Tarantula certainly stands well on its own terms (and tentacles) but when placed alongside a genre benchmark like Them!, it isn't as effective or compelling. Although Tarantula similarly prolongs the appearance of its large titular spider, the screenplay for Gordon Douglas's 1954 classic has superior storytelling, pacing, and prolonged suspense. Dealing with one huge tarantula is more than enough for a small population in an expansive desert but Them! further complicates things for its protagonists by multiplying the giant ants! Both films are worth seeing but Them! is the catalyst for which all other films of its ilk are judged.

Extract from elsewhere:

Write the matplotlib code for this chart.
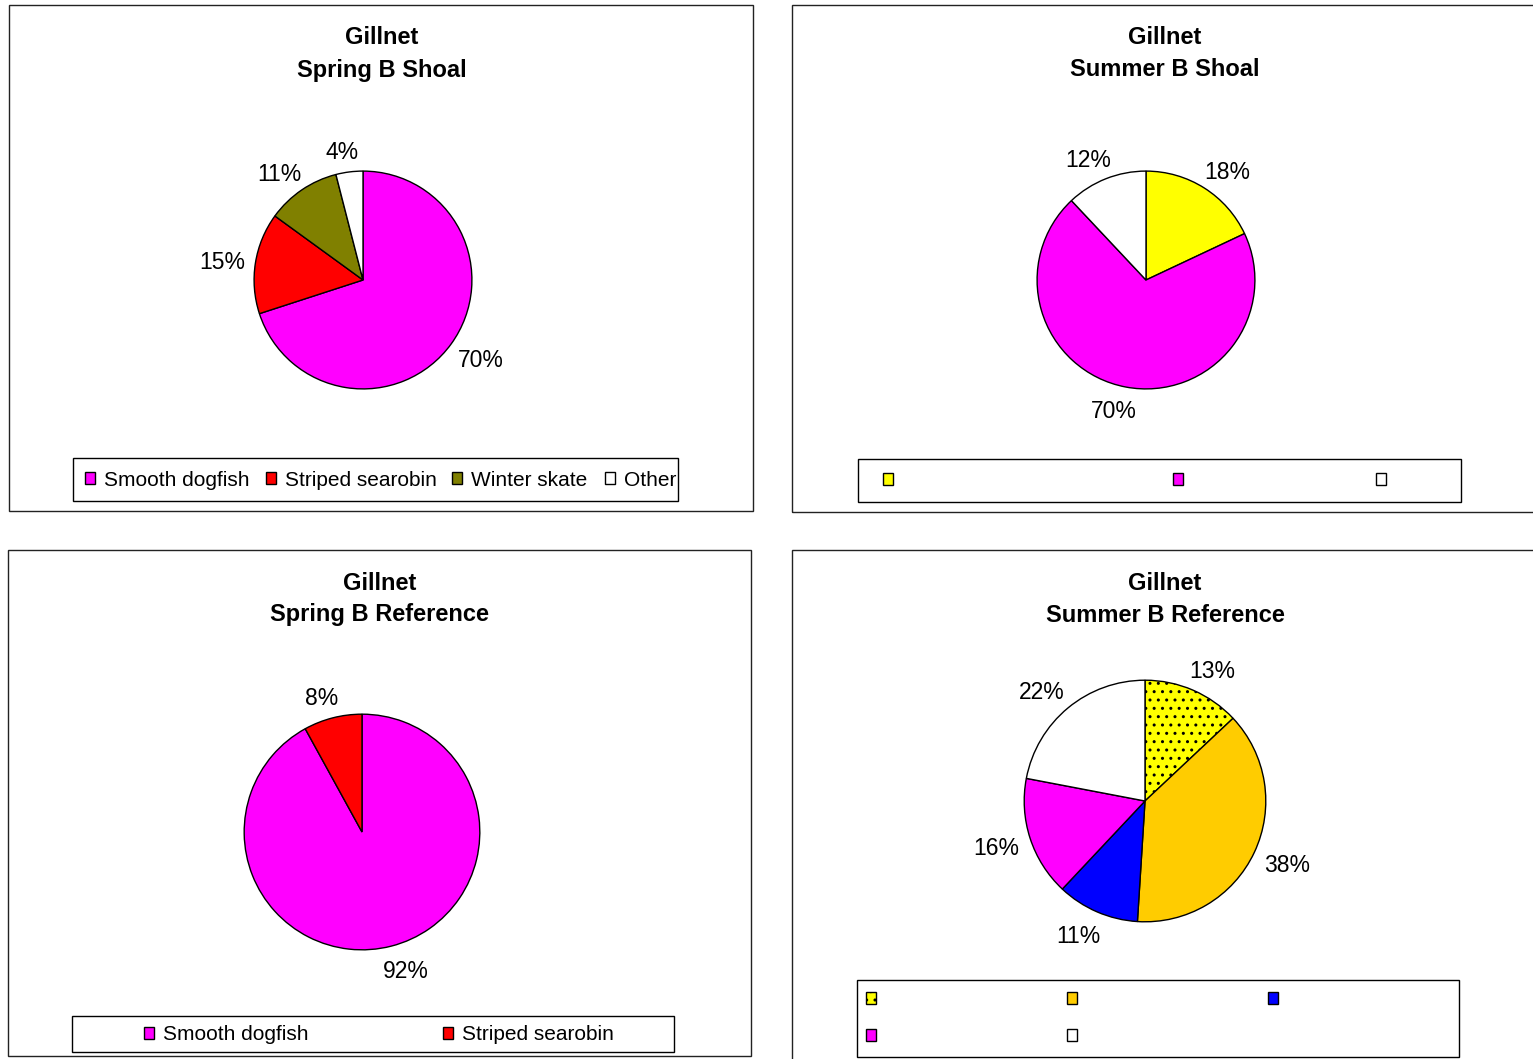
import numpy as np
import matplotlib
matplotlib.use('Agg')
import matplotlib.pyplot as plt
from matplotlib.patches import Rectangle, Patch
from matplotlib.transforms import offset_copy

plt.rcParams['font.family'] = ['Liberation Sans', 'DejaVu Sans']

# --- Data ---
spring_shoal_labels = ['Smooth dogfish', 'Striped searobin', 'Winter skate', 'Other']
spring_shoal_values = [70, 15, 11, 4]
spring_shoal_colors = ['#FF00FF', '#FF0000', '#808000', '#FFFFFF']

summer_shoal_values = [18, 70, 12]
summer_shoal_colors = ['#FFFF00', '#FF00FF', '#FFFFFF']

spring_ref_labels = ['Smooth dogfish', 'Striped searobin']
spring_ref_values = [92, 8]
spring_ref_colors = ['#FF00FF', '#FF0000']

summer_ref_values = [13, 38, 11, 16, 22]
summer_ref_colors = ['#FFFF00', '#FFCC00', '#0000FF', '#FF00FF', '#FFFFFF']
summer_ref_hatches = ['..', None, None, None, None]

titles = [("Spring B Shoal", 382, 38), ("Summer B Shoal", 1165, 38),
          ("Spring B Reference", 380, 583), ("Summer B Reference", 1165, 583)]

W, H = 1533, 1059
fig = plt.figure(figsize=(W / 100, H / 100), dpi=100)
renderer = fig.canvas.get_renderer()


def fx(x):
    return x / W


def fy(y):
    return 1 - y / H


def frame(x0, y0, x1, y1, lw=1.0, color='#222222'):
    fig.add_artist(Rectangle((fx(x0), fy(y1)), fx(x1) - fx(x0), fy(y0) - fy(y1),
                             transform=fig.transFigure, fill=False,
                             edgecolor=color, linewidth=lw, zorder=0))


def draw_pie(cx, cy, r, values, colors, hatches=None):
    ax = fig.add_axes([fx(cx - r), fy(cy + r), 2 * r / W, 2 * r / H])
    wedges, _ = ax.pie(values, colors=colors, startangle=90, counterclock=False, radius=1,
                       wedgeprops=dict(edgecolor='black', linewidth=1.0))
    if hatches:
        for w, h in zip(wedges, hatches):
            if h:
                w.set_hatch(h)
    ax.set_xlim(-1.01, 1.01)
    ax.set_ylim(-1.01, 1.01)
    ax.set_aspect('equal')
    ax.axis('off')

    # percentage labels just outside the rim, pushed away like Excel does
    total = float(sum(values))
    for w, v in zip(wedges, values):
        ang = np.radians((w.theta1 + w.theta2) / 2)
        dx, dy = np.cos(ang), np.sin(ang)
        t = ax.text(1.10 * dx, 1.10 * dy, f"{100 * v / total:.0f}%", ha='center', va='center',
                    fontsize=16.5, color='black')
        bb = t.get_window_extent(renderer)
        ox = np.sign(dx) * np.sqrt(abs(dx)) * bb.width / 2
        oy = dy * bb.height / 2 - 3
        t.set_transform(offset_copy(ax.transData, fig, x=ox, y=oy, units='dots'))
    return ax


def legend_entry(x_left, y_center, color, label='', hatch=None, size=0.5):
    h = Patch(facecolor=color, edgecolor='black', linewidth=1.0, hatch=hatch)
    fig.legend([h], [label], loc='center left', bbox_to_anchor=(fx(x_left), fy(y_center)),
               frameon=False, borderpad=0, borderaxespad=0, fontsize=15,
               handlelength=size, handleheight=size, handletextpad=0.4)


# Panel outlines
frame(9, 5, 753, 511)
frame(792, 5, 1540, 512)
frame(8, 550, 751, 1056)
frame(792, 550, 1540, 1070)

# Titles
for sub, x, y in titles:
    fig.text(fx(x), fy(y), "Gillnet", ha='center', va='center', fontsize=17, fontweight='bold')
    fig.text(fx(x), fy(y + 32), sub, ha='center', va='center', fontsize=17, fontweight='bold')

# Pies
draw_pie(363, 280, 110, spring_shoal_values, spring_shoal_colors)
draw_pie(1146, 280, 110, summer_shoal_values, summer_shoal_colors)
draw_pie(362, 832, 119, spring_ref_values, spring_ref_colors)
draw_pie(1145, 801, 122, summer_ref_values, summer_ref_colors, summer_ref_hatches)

# Legends
frame(73, 458, 678, 501, color='black')
for x, c, lab in zip([85, 266, 452, 605], spring_shoal_colors, spring_shoal_labels):
    legend_entry(x, 480, c, lab)

frame(858, 459, 1461, 502, color='black')
for x, c in zip([883, 1173, 1376], summer_shoal_colors):
    legend_entry(x, 481, c)

frame(72, 1016, 674, 1052, color='black')
for x, c, lab in zip([144, 443], spring_ref_colors, spring_ref_labels):
    legend_entry(x, 1035, c, lab)

frame(857, 980, 1459, 1057, color='black')
br_pos = [(866, 1000), (1067, 1000), (1268, 1000), (866, 1037), (1067, 1037)]
for (x, y), c, h in zip(br_pos, summer_ref_colors, summer_ref_hatches):
    legend_entry(x, y, c, hatch=h)

fig.savefig('out.png', dpi=100)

Tarantula Blu-ray Movie, Video Quality  4.0 of 5

Tarantula makes its North American debut on Blu-ray with this MPEG-4 AVC-encoded BD-25 courtesy of Shout! Factory. This is the film's second release on HD worldwide, which comes five years after German-based Koch Media presented the film with two different aspect ratios: the broadcast version of 1.33:1 and the 16x9 friendly 1.77:1. Shout! presents Tarantula in its original exhibited ratio of 1.85:1. The archival print has received a new 2K scan using the original film elements and looks quite good on Blu-ray. The grain structure is very pleasing to my eyes. Greyscale and contrast are both solid. The one drawback is that more age-related artifacts crop up as the film moves along. There seems to have been a stock shot of a rabbit running (Screenshot #19) where you can spot a lot of print damage. Same goes for the tramlines in #20. Shout! has encoded the main feature at an average video bitrate of 35000 kbps.

The 81-minute feature is broken up into twelve scene selections.


Tarantula Blu-ray Movie, Audio Quality  4.5 of 5

Shout! supplies the original monaural as a DTS-HD Master Audio 2.0 Mono (1583 kbps, 24-bit). The master is in outstanding condition and exhibits few if any traces of pops, crackles, or audible hiss. Dialogue is communicated clearly and cogently on this lossless presentation. One review from 1955 described the tarantula as emitting a "strange whirring sound" and this is in full force here.

According to movie music expert David Schecter on the commentary track, the "score" for Tarantula had ninety music cues: fifty-two by Herman Stein (23.5 minutes of new music) and thirty-eight by Henry Mancini (but who only contributed about 38 seconds of new music). So a great majority of music was recycled from Universal's library by primarily these two composers. Older material was derived from twenty different Universal pictures. New music was added later to spice up the action.

Because Tarantula is in black and white, Shout! has designed the optional English SDH in yellow.


Tarantula Blu-ray Movie, Special Features and Extras  2.5 of 5

  • Audio Commentary with Film Historians Tom Weaver, Dr. Robert J. Kiss, and David Schecter - As he does on other tracks for vintage titles released by Kino Lorber, Tom Weaver both narrates and moderates this commentary. He excerpts a fine audio interview with Matinee director Joe Dante, who recalls his experience of first seeing Tarantula. Actors recite quotes that cast members originally made about working on the film. Dr. Robert J. Kiss chimes in to deliver an excellent reception history of Tarantula. All commentators speak in English and their remarks aren't subtitled.
  • Theatrical Trailer (1:52, 1080i) - an unrestored full-frame trailer of Tarantula that contains some spoilers so don't watch until you've seen the film.
  • Still Gallery (4:14, 1080p) - a slide show consisting of forty-five images pulled from Universal's marketing campaign for the film. These include publicity shots, pictures of the tarantulas, and onset photographs. Also on full display are the results of Bud Westmore's makeup work on two of the actors.
  • Poster and Lobby Card Gallery (4:55, 1080p) - another slide show comprising an array of posters and lobby cards from Unversal's archival library. Impressively, there's also sketches and and storyboards of different posters and display cards. It provides the viewer with an inkling of the ad department's design concepts. The first twenty-six slides are in full color. There are sixty-four distinct images.


Tarantula Blu-ray Movie, Overall Score and Recommendation  3.5 of 5

Tarantula is a very good entry in the killer bug and insect film subgenre of the 1950s. Though not on the same level as Them!, it finds director Jack Arnold near the top of his game. Bud Westmore's makeup effects remain superb and Wah Chang's tarantula puppet continues to impress after sixty-four years. Shout! Factory has given the film a respectable restoration but I think more work could have been done to remove the remaining damage marks. The uncompressed monaural track sounds clear. Tom Weaver helms another largely informative compilation commentary track. Shout! has done a great archival service by retrieving many rare photographs and memorabilia, which look marvelous in the two still galleries. A SOLID RECOMMENDATION.